Fuji's popular 56mm lens has had a filter added - isn't that just cheating?

Fuji's apodisation filter – isn't that just cheating?
A round aperture produces round out of focus highlights - which is nice

Canon has been going on for years about the wonderful irises it uses. Those in the best glass and L lenses feature eight or nine curved blades to create an almost perfectly circular aperture, and Canon says this is the magic answer to attractive out-of-focus highlights.

The quality of out-of-focus highlights has become a sort of photographic holy grail in recent times, with a great deal of emphasis and value placed, by manufacturers and pixel peepers alike, on the characteristics of the 'bokeh'* produced by any particular configuration of elements and apertures.

Fuji 56mm APD

Firmware tricks

I suppose purists will be absolutely bothered that this lens has some intervention and internal manipulation to make it look good, but these days it is hard to get away from the fact that camera firmware and powerful processing engines are doing the same thing all the time to fix the short-comings of our equipment. Fuji is particularly proud of its Lens Modulation Optimiser technology that it uses in many of its X products –processing that exists to correct the flaws in its optical systems. All other camera brands do the same thing, but tend not to shout about it quite so much or give it a marketing name.

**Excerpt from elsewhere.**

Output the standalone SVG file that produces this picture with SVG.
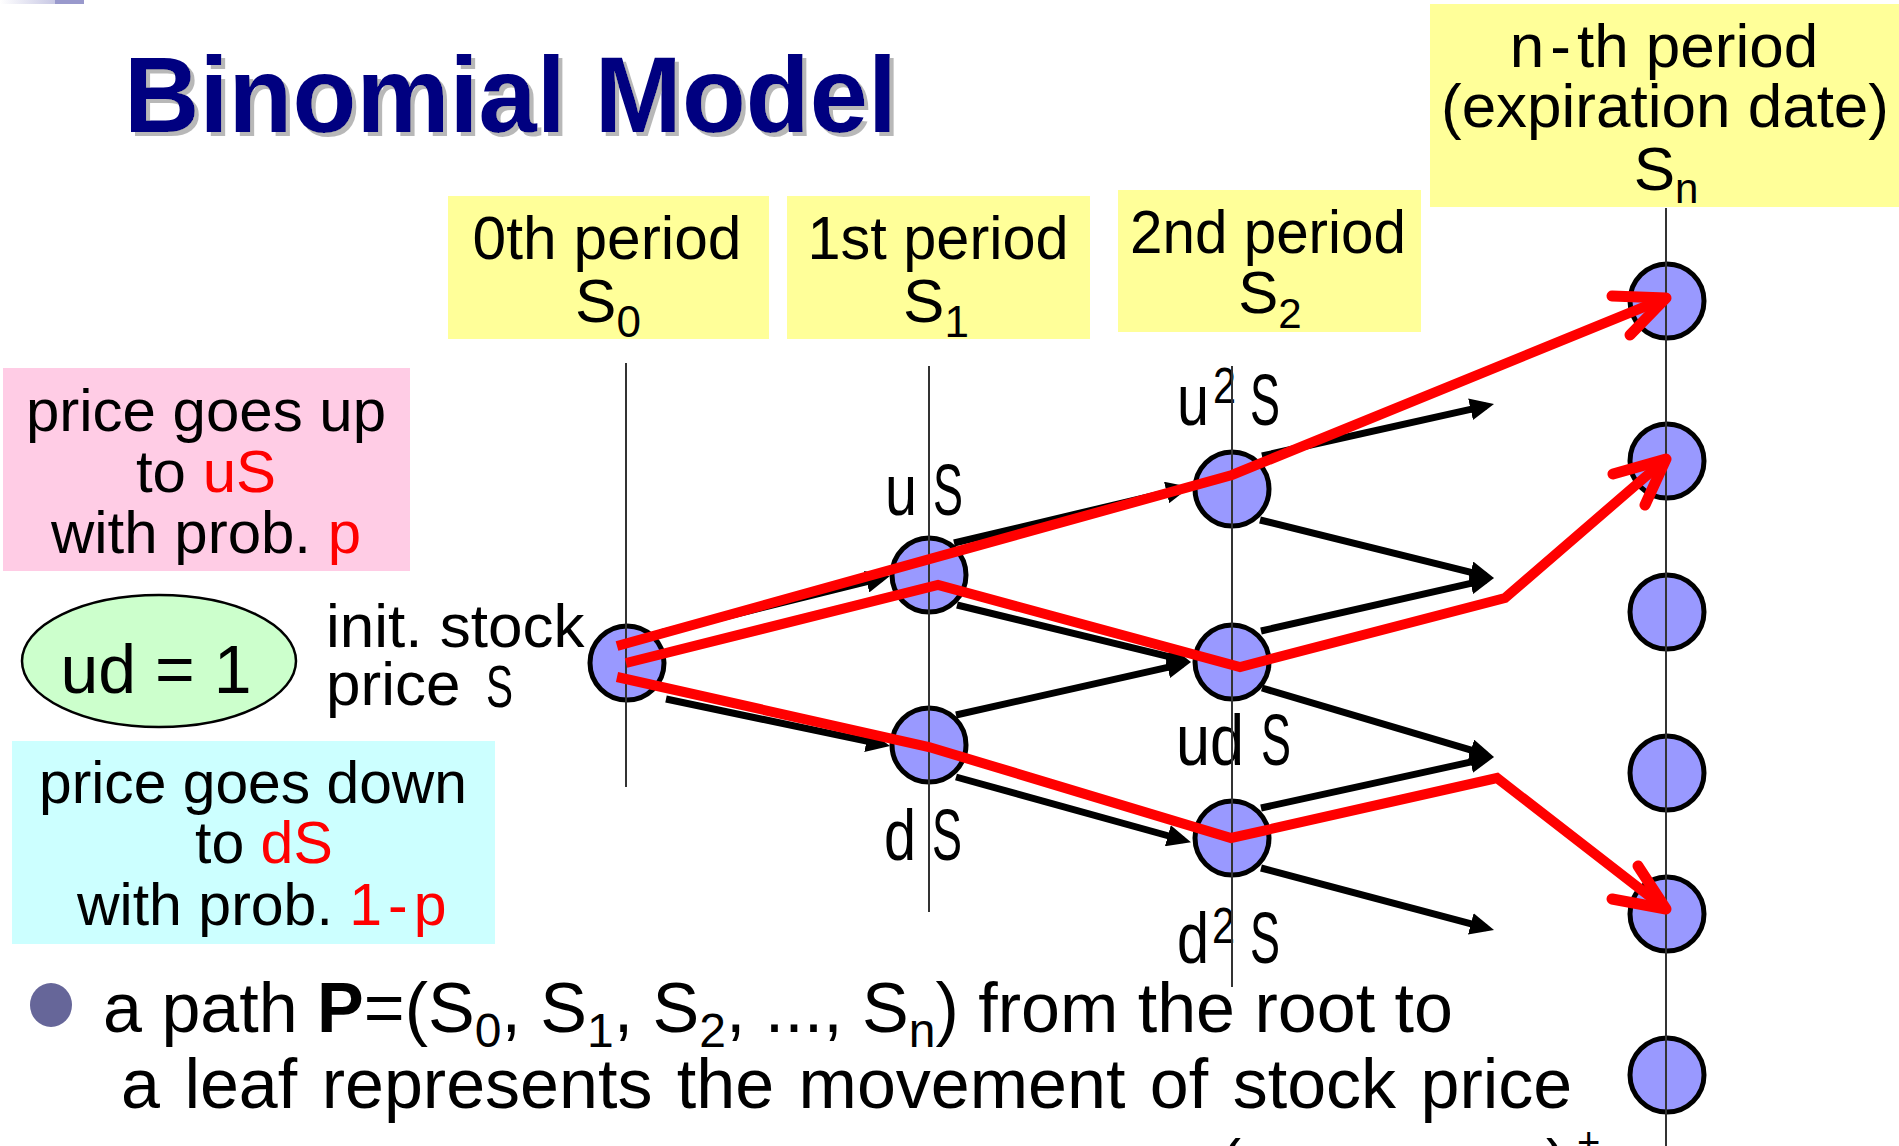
<svg xmlns="http://www.w3.org/2000/svg" width="1899" height="1146" viewBox="0 0 1899 1146">
<defs>
<style>
text{font-family:"Liberation Sans",Arial,sans-serif;fill:#000}
.box{fill:#FFFF99}
.node{fill:#9999FF;stroke:#000;stroke-width:5}
.guide{stroke:#333;stroke-width:2}
.arr{stroke:#000;stroke-width:7;fill:none;marker-end:url(#ah)}
.red{stroke:#FF0000;stroke-width:10;fill:none;stroke-linejoin:miter}
.barb{stroke:#FF0000;stroke-width:11;fill:none;stroke-linecap:round;stroke-linejoin:round}
.lbl{font-size:73px}
.sup{font-size:50px}
.r{fill:#FF0000}
</style>
<linearGradient id="tg" x1="0" y1="0" x2="1" y2="0">
<stop offset="0" stop-color="#ffffff"/>
<stop offset="1" stop-color="#C8C8E4"/>
</linearGradient>
<filter id="shadow" x="-5%" y="-20%" width="115%" height="150%">
<feOffset in="SourceAlpha" dx="4" dy="4" result="off"/>
<feFlood flood-color="#B8B8B8"/>
<feComposite in2="off" operator="in" result="sh"/>
<feMerge><feMergeNode in="sh"/><feMergeNode in="SourceGraphic"/></feMerge>
</filter>
<marker id="ah" markerUnits="userSpaceOnUse" markerWidth="24" markerHeight="22" viewBox="0 0 24 22" refX="16" refY="11" orient="auto">
<path d="M0,0 L24,11 L0,22 z" fill="#000"/>
</marker>
</defs>
<rect width="1899" height="1146" fill="#fff"/>
<rect x="0" y="0" width="55" height="4" fill="url(#tg)"/>
<rect x="55" y="0" width="29" height="4" fill="#9999CC"/>

<g id="title">
<text x="124" y="132" font-size="107" font-weight="bold" style="fill:#000080" filter="url(#shadow)" textLength="773" lengthAdjust="spacingAndGlyphs">Binomial Model</text>
</g>

<g id="period0">
<rect class="box" x="448" y="196" width="321" height="143"/>
<text x="607" y="259" font-size="62" text-anchor="middle" textLength="269" lengthAdjust="spacingAndGlyphs">0th period</text>
<text x="608" y="322" font-size="62" text-anchor="middle">S<tspan font-size="44" dy="15">0</tspan></text>
</g>
<g id="period1">
<rect class="box" x="787" y="196" width="303" height="143"/>
<text x="938" y="259" font-size="62" text-anchor="middle" textLength="261" lengthAdjust="spacingAndGlyphs">1st period</text>
<text x="936" y="322" font-size="62" text-anchor="middle">S<tspan font-size="44" dy="15">1</tspan></text>
</g>
<g id="period2">
<rect class="box" x="1118" y="190" width="303" height="142"/>
<text x="1268" y="253" font-size="62" text-anchor="middle" textLength="276" lengthAdjust="spacingAndGlyphs">2nd period</text>
<text x="1270" y="313" font-size="60" text-anchor="middle">S<tspan font-size="42" dy="15">2</tspan></text>
</g>
<g id="periodn">
<rect class="box" x="1430" y="4" width="470" height="203"/>
<text x="1664" y="67" font-size="62" text-anchor="middle">n<tspan dx="6">-</tspan><tspan dx="6">th period</tspan></text>
<text x="1665" y="127" font-size="62" text-anchor="middle">(expiration date)</text>
<text x="1666" y="190" font-size="62" text-anchor="middle">S<tspan font-size="42" dy="13">n</tspan></text>
</g>

<g id="up-note">
<rect x="3" y="368" width="407" height="203" fill="#FFCCE5"/>
<text x="206" y="431" font-size="60" text-anchor="middle">price goes up</text>
<text x="206" y="492" font-size="60" text-anchor="middle">to <tspan class="r">uS</tspan></text>
<text x="206" y="553" font-size="60" text-anchor="middle">with prob. <tspan class="r">p</tspan></text>
</g>

<g id="ud-note">
<ellipse cx="159" cy="661" rx="137" ry="66" fill="#CCFFCC" stroke="#000" stroke-width="2.5"/>
<text x="156" y="693" font-size="68" text-anchor="middle">ud = 1</text>
</g>

<g id="init-note">
<text x="326" y="647" font-size="62">init. stock</text>
<text x="326" y="705" font-size="62">price</text>
<text x="486" y="707" font-size="60" textLength="27" lengthAdjust="spacingAndGlyphs">S</text>
</g>

<g id="down-note">
<rect x="12" y="741" width="483" height="203" fill="#CCFFFF"/>
<text x="39" y="803" font-size="59" textLength="428" lengthAdjust="spacingAndGlyphs">price goes down</text>
<text x="195" y="863" font-size="59">to <tspan class="r">dS</tspan></text>
<text x="77" y="925" font-size="59">with prob. <tspan class="r">1<tspan dx="6">-</tspan><tspan dx="6">p</tspan></tspan></text>
</g>

<g id="root">
<circle class="node" cx="627" cy="663" r="37"/>
</g>
<g id="uS">
<circle class="node" cx="929" cy="575" r="37"/>
<text class="lbl" x="885" y="515" textLength="32" lengthAdjust="spacingAndGlyphs">u</text>
<text class="lbl" x="933" y="515" textLength="30" lengthAdjust="spacingAndGlyphs">S</text>
</g>
<g id="dS">
<circle class="node" cx="929" cy="745" r="37"/>
<text class="lbl" x="884" y="860" textLength="32" lengthAdjust="spacingAndGlyphs">d</text>
<text class="lbl" x="932" y="860" textLength="30" lengthAdjust="spacingAndGlyphs">S</text>
</g>
<g id="u2S">
<circle class="node" cx="1232" cy="489" r="37"/>
<text class="lbl" x="1177" y="425" textLength="32" lengthAdjust="spacingAndGlyphs">u</text>
<text class="sup" x="1213" y="403" textLength="23" lengthAdjust="spacingAndGlyphs">2</text>
<text class="lbl" x="1250" y="425" textLength="30" lengthAdjust="spacingAndGlyphs">S</text>
</g>
<g id="udS">
<circle class="node" cx="1232" cy="662" r="37"/>
<text class="lbl" x="1176" y="765" textLength="68" lengthAdjust="spacingAndGlyphs">ud</text>
<text class="lbl" x="1261" y="765" textLength="30" lengthAdjust="spacingAndGlyphs">S</text>
</g>
<g id="d2S">
<circle class="node" cx="1232" cy="838" r="37"/>
<text class="lbl" x="1177" y="963" textLength="32" lengthAdjust="spacingAndGlyphs">d</text>
<text class="sup" x="1212" y="943" textLength="23" lengthAdjust="spacingAndGlyphs">2</text>
<text class="lbl" x="1250" y="963" textLength="30" lengthAdjust="spacingAndGlyphs">S</text>
</g>
<g id="leaf1"><circle class="node" cx="1667" cy="301" r="37"/></g>
<g id="leaf2"><circle class="node" cx="1667" cy="461" r="37"/></g>
<g id="leaf3"><circle class="node" cx="1667" cy="612" r="37"/></g>
<g id="leaf4"><circle class="node" cx="1667" cy="773" r="37"/></g>
<g id="leaf5"><circle class="node" cx="1667" cy="914" r="37"/></g>
<g id="leaf6"><circle class="node" cx="1667" cy="1075" r="37"/></g>

<g id="guides">
<line class="guide" x1="626" y1="363" x2="626" y2="787"/>
<line class="guide" x1="929" y1="366" x2="929" y2="912"/>
<line class="guide" x1="1232" y1="366" x2="1232" y2="987"/>
<line class="guide" x1="1666" y1="208" x2="1666" y2="1146"/>
</g>

<g id="connectors">
<line class="arr" x1="660" y1="633" x2="882.2" y2="577.9"/>
<line class="arr" x1="666" y1="699" x2="882.2" y2="744.4"/>
<line class="arr" x1="954" y1="543" x2="1182.2" y2="488.8"/>
<line class="arr" x1="957" y1="605" x2="1183.2" y2="660.1"/>
<line class="arr" x1="956" y1="715" x2="1183.2" y2="663.8"/>
<line class="arr" x1="956" y1="777" x2="1183.3" y2="840"/>
<line class="arr" x1="1262" y1="456" x2="1486.2" y2="405.8"/>
<line class="arr" x1="1260" y1="520" x2="1486.2" y2="576.1"/>
<line class="arr" x1="1261" y1="631" x2="1486.2" y2="579.8"/>
<line class="arr" x1="1262" y1="688" x2="1486.3" y2="754.7"/>
<line class="arr" x1="1261" y1="808" x2="1486.2" y2="758.7"/>
<line class="arr" x1="1261" y1="868" x2="1486.3" y2="927.9"/>
</g>

<g id="paths">
<polyline class="red" points="617,646 1232,475 1666,298"/>
<polyline class="barb" points="1612,296 1666,298 1630,335"/>
<polyline class="red" points="626,663 938,585 1240,667 1505,598 1666,459"/>
<polyline class="barb" points="1613,474 1666,459 1645,505"/>
<polyline class="red" points="617,677 929,747 1231,838 1497,778 1666,909"/>
<polyline class="barb" points="1612,899 1666,909 1638,866"/>
</g>

<g id="bullet">
<ellipse cx="51" cy="1005" rx="21" ry="22" fill="#666699"/>
<text x="103" y="1032" font-size="70">a path <tspan font-weight="bold">P</tspan>=(S<tspan font-size="48" dy="15">0</tspan><tspan dy="-15">, S</tspan><tspan font-size="48" dy="15">1</tspan><tspan dy="-15">, S</tspan><tspan font-size="48" dy="15">2</tspan><tspan dy="-15">, ..., S</tspan><tspan font-size="48" dy="15">n</tspan><tspan dy="-15">) from the root to</tspan></text>
<text x="121" y="1108" font-size="70" word-spacing="5">a leaf represents the movement of stock price</text>
<text x="1221" y="1181" font-size="60">(</text>
<text x="1546" y="1181" font-size="60">)</text>
<text x="1577" y="1156" font-size="40">+</text>
</g>
</svg>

In-camera firmware is commonly used to pump away a cesspit of optical shame; darkening at the edges of the picture caused by poor sensor coverage, bent lines that are supposed to be straight, the coloured fringing that is caused by different wavelengths of light not focusing in the same place, as well as image noise created by short-comings in the way camera sensors record and report light. If some of us could see the unaltered images our cameras produce we'd be asking for a refund and taking up knitting instead.

Pride and perfection

But does it really matter what trickery goes on, so long as the pictures look good? If you think you are paying out for a good lens you might feel cheated that half of what you are buying is done in software not through the optics. We have to decide what is most important to us – the absolute quality of what we own, or the quality of what it produces.

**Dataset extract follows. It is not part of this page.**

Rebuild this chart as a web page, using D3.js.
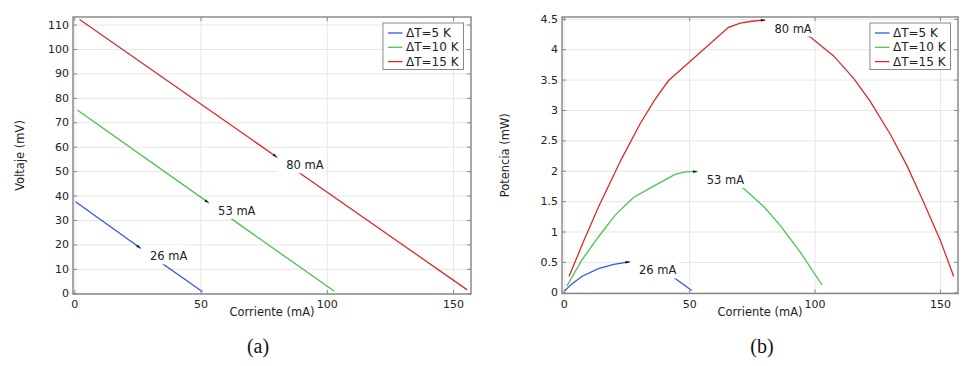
<!DOCTYPE html>
<html>
<head>
<meta charset="utf-8">
<script src="https://cdn.jsdelivr.net/npm/d3@7"></script>
<style>
    body { margin: 0; background: #fff; }
    svg text { font-family: "DejaVu Sans", sans-serif; fill: #222; }
    svg text.caption { font-family: "Liberation Serif", serif; fill: #111; }
</style>
</head>
<body>
<div id="chart"></div>
<script>

// legend / series
const seriesNames = ["ΔT=5 K", "ΔT=10 K", "ΔT=15 K"];
const seriesColors = ["#3556e6", "#4cc44c", "#d92b2b"];

// annotated operating points
const markCurrents = [26, 53, 80];
const markLabels = ["26 mA", "53 mA", "80 mA"];

// axis ticks
const currentTicks = [0, 50, 100, 150];
const voltTicks = [0, 10, 20, 30, 40, 50, 60, 70, 80, 90, 100, 110];
const powTicks = [0, 0.5, 1, 1.5, 2, 2.5, 3, 3.5, 4, 4.5];

// (a) voltage vs current
const voltCurrent5 = [0.5, 26, 50.8];
const voltage5 = [37.5, 18.6, 0.6];
const voltCurrent10 = [1.2, 53, 103];
const voltage10 = [75.0, 37.2, 0.8];
const voltCurrent15 = [2.1, 80, 155.6];
const voltage15 = [112.1, 55.9, 1.4];

// (b) power vs current
const powCurrent5 = [0.3, 3, 7.2, 13.8, 20, 26, 33, 39, 45, 51];
const power5 = [0.02, 0.13, 0.26, 0.39, 0.46, 0.50, 0.47, 0.37, 0.21, 0.03];
const powCurrent10 = [1.2, 7.2, 13.8, 20.5, 27.8, 36, 44.4, 48.4, 54, 62, 71.7, 80, 86.3, 94.3, 103];
const power10 = [0.10, 0.53, 0.91, 1.27, 1.56, 1.75, 1.94, 1.98, 1.99, 1.93, 1.71, 1.40, 1.10, 0.66, 0.12];
const powCurrent15 = [2.1, 8, 13.8, 23.1, 30.4, 36, 41.7, 65.7, 70.4, 75, 80, 89, 98.3, 107.6, 115.6, 122.2, 130.2, 136.9, 143.5, 150.2, 155.5];
const power15 = [0.26, 0.85, 1.40, 2.20, 2.77, 3.15, 3.48, 4.36, 4.43, 4.46, 4.48, 4.40, 4.20, 3.89, 3.52, 3.14, 2.60, 2.08, 1.48, 0.85, 0.26];


class CurvePanel {

    constructor(svg, box, xDomain, yDomain, curves, yTicks, yTitle, yTitleX, caption, captionX) {
        this.svg = svg;
        this.box = box;
        this.xDomain = xDomain;
        this.yDomain = yDomain;
        this.curves = curves;
        this.yTicks = yTicks;
        this.yTitle = yTitle;
        this.yTitleX = yTitleX;
        this.caption = caption;
        this.captionX = captionX;

        this.frameColor = "#8a8a8a";
        this.gridColor = "#e6e6e6";

        this.initVis();
    }

    initVis() {
        let vis = this;
        let b = vis.box;

        vis.x = d3.scaleLinear().domain(vis.xDomain).range([b.left, b.right]);
        vis.y = d3.scaleLinear().domain(vis.yDomain).range([b.bottom, b.top]);

        vis.g = vis.svg.append("g");

        // grid
        let gridX = vis.g.append("g")
            .attr("transform", `translate(0, ${b.bottom})`)
            .call(d3.axisBottom(vis.x).tickValues(currentTicks).tickSize(-(b.bottom - b.top)).tickFormat(""));
        let gridY = vis.g.append("g")
            .attr("transform", `translate(${b.left}, 0)`)
            .call(d3.axisLeft(vis.y).tickValues(vis.yTicks).tickSize(-(b.right - b.left)).tickFormat(""));
        [gridX, gridY].forEach(a => {
            a.select(".domain").remove();
            a.selectAll("line").attr("stroke", vis.gridColor).attr("stroke-width", 1);
        });

        vis.curveLayer = vis.g.append("g");
        vis.labelLayer = vis.g.append("g");

        // tick labels
        let xLabels = vis.g.append("g")
            .attr("transform", `translate(0, ${b.bottom})`)
            .call(d3.axisBottom(vis.x).tickValues(currentTicks).tickSize(0).tickPadding(6.5));
        let yLabels = vis.g.append("g")
            .attr("transform", `translate(${b.left}, 0)`)
            .call(d3.axisLeft(vis.y).tickValues(vis.yTicks).tickSize(0).tickPadding(4)
                .tickFormat(d => String(d)));
        [xLabels, yLabels].forEach(a => {
            a.select(".domain").remove();
            a.selectAll("text").attr("font-size", 11).attr("fill", "#222")
                .style("font-family", '"DejaVu Sans", sans-serif');
        });

        // inner ticks on all four sides
        let tk = 4;
        let axes = [
            [d3.axisBottom(vis.x).tickValues(currentTicks), `translate(0, ${b.bottom})`],
            [d3.axisTop(vis.x).tickValues(currentTicks), `translate(0, ${b.top})`],
            [d3.axisLeft(vis.y).tickValues(vis.yTicks), `translate(${b.left}, 0)`],
            [d3.axisRight(vis.y).tickValues(vis.yTicks), `translate(${b.right}, 0)`]
        ];
        axes.forEach(([ax, tr]) => {
            let a = vis.g.append("g").attr("transform", tr)
                .call(ax.tickSize(-tk).tickFormat(""));
            a.select(".domain").remove();
            a.selectAll("line").attr("stroke", vis.frameColor).attr("stroke-width", 1);
        });

        // frame
        vis.g.append("rect")
            .attr("x", b.left).attr("y", b.top)
            .attr("width", b.right - b.left).attr("height", b.bottom - b.top)
            .attr("fill", "none")
            .attr("stroke", vis.frameColor)
            .attr("stroke-width", 1.5);

        // axis titles
        vis.g.append("text")
            .attr("x", (b.left + b.right) / 2)
            .attr("y", 316)
            .attr("text-anchor", "middle")
            .attr("font-size", 11.5)
            .text("Corriente (mA)");

        vis.g.append("text")
            .attr("transform", `translate(${vis.yTitleX}, ${(b.top + b.bottom) / 2}) rotate(-90)`)
            .attr("text-anchor", "middle")
            .attr("dominant-baseline", "central")
            .attr("font-size", 11.5)
            .text(vis.yTitle);

        vis.g.append("text")
            .attr("class", "caption")
            .attr("x", vis.captionX)
            .attr("y", 353)
            .attr("text-anchor", "middle")
            .attr("font-size", 20)
            .text(vis.caption);

        vis.wrangleData();
    }

    wrangleData() {
        let vis = this;

        vis.displayData = vis.curves.map((c, i) => {
            let interp = d3.scaleLinear().domain(c.current).range(c.value);
            return {
                name: seriesNames[i],
                color: seriesColors[i],
                points: d3.zip(c.current, c.value),
                mark: markCurrents[i],
                markLabel: markLabels[i],
                interp: interp
            };
        });

        vis.updateVis();
    }

    updateVis() {
        let vis = this;
        let b = vis.box;

        let line = d3.line()
            .x(d => vis.x(d[0]))
            .y(d => vis.y(d[1]));

        vis.curveLayer.selectAll(".curve")
            .data(vis.displayData)
            .enter().append("path")
            .attr("class", "curve")
            .attr("fill", "none")
            .attr("stroke", d => d.color)
            .attr("stroke-width", 1.3)
            .attr("d", d => line(d.points));

        // annotations: white box over the curve, label, small arrowhead
        vis.displayData.forEach(d => {
            let tx = vis.x(d.mark), ty = vis.y(d.interp(d.mark));
            let px = vis.x(d.mark - 3), py = vis.y(d.interp(d.mark - 3));
            let ang = Math.atan2(ty - py, tx - px) * 180 / Math.PI;

            let bg = vis.labelLayer.append("rect").attr("fill", "#fff");
            let txt = vis.labelLayer.append("text")
                .attr("x", tx + 10)
                .attr("y", ty + 12.5)
                .attr("font-size", 11.5)
                .text(d.markLabel);
            let w = txt.node().getComputedTextLength();
            bg.attr("x", tx + 1).attr("y", ty - 3)
                .attr("width", w + 11).attr("height", 19.5);

            vis.labelLayer.append("path")
                .attr("d", "M0.5,0 L-3.5,-1.4 L-3.5,1.4 Z")
                .attr("fill", "#111")
                .attr("transform", `translate(${tx}, ${ty}) rotate(${ang})`);
        });

        // legend
        let lg = vis.g.append("g");
        let lgBox = lg.append("rect")
            .attr("fill", "#fff")
            .attr("stroke", "#888")
            .attr("stroke-width", 1);
        let textX = 23, rowH = 14.3, top0 = 10;
        let maxW = 0;
        vis.displayData.forEach((d, i) => {
            lg.append("line")
                .attr("x1", 5).attr("x2", 19.5)
                .attr("y1", top0 + i * rowH).attr("y2", top0 + i * rowH)
                .attr("stroke", d.color).attr("stroke-width", 1.3);
            let t = lg.append("text")
                .attr("x", textX)
                .attr("y", top0 + i * rowH)
                .attr("dominant-baseline", "central")
                .attr("font-size", 12)
                .text(d.name);
            maxW = Math.max(maxW, t.node().getComputedTextLength());
        });
        let lgW = textX + maxW + 5;
        lgBox.attr("x", 0).attr("y", 0).attr("width", lgW).attr("height", 46.5);
        lg.attr("transform", `translate(${b.right - 7.5 - lgW}, ${b.top + 6})`);
    }
}


const svg = d3.select("#chart").append("svg")
    .attr("width", 972)
    .attr("height", 366);

new CurvePanel(svg,
    {left: 73, right: 471, top: 17, bottom: 294},
    [-0.5, 157.1], [-0.3, 113.1],
    [
        {current: voltCurrent5, value: voltage5},
        {current: voltCurrent10, value: voltage10},
        {current: voltCurrent15, value: voltage15}
    ],
    voltTicks, "Voltaje (mV)", 20, "(a)", 258);

new CurvePanel(svg,
    {left: 562, right: 958, top: 17, bottom: 293.5},
    [-0.7, 157.2], [-0.02, 4.53],
    [
        {current: powCurrent5, value: power5},
        {current: powCurrent10, value: power10},
        {current: powCurrent15, value: power15}
    ],
    powTicks, "Potencia (mW)", 505, "(b)", 762);

</script>
</body>
</html>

Fuji's use of an apodisation filter is a clever, if not original (Minolta did it first in recent times) idea, and a neat way to solve a problem. Did the company really plan to have two versions of this lens – a £100-premium good one that shows up the short-comings of the other? I might be wrong, but I suspect not. If it was intended, it might have been more honest to announce them both at the same time. If not, this is certainly a cheaper fix than redesigning the lens to have nine aperture blades, though I think current XF56mm owners might feel less let down if they knew there was something more physically different about the new model than a circular graduated filter.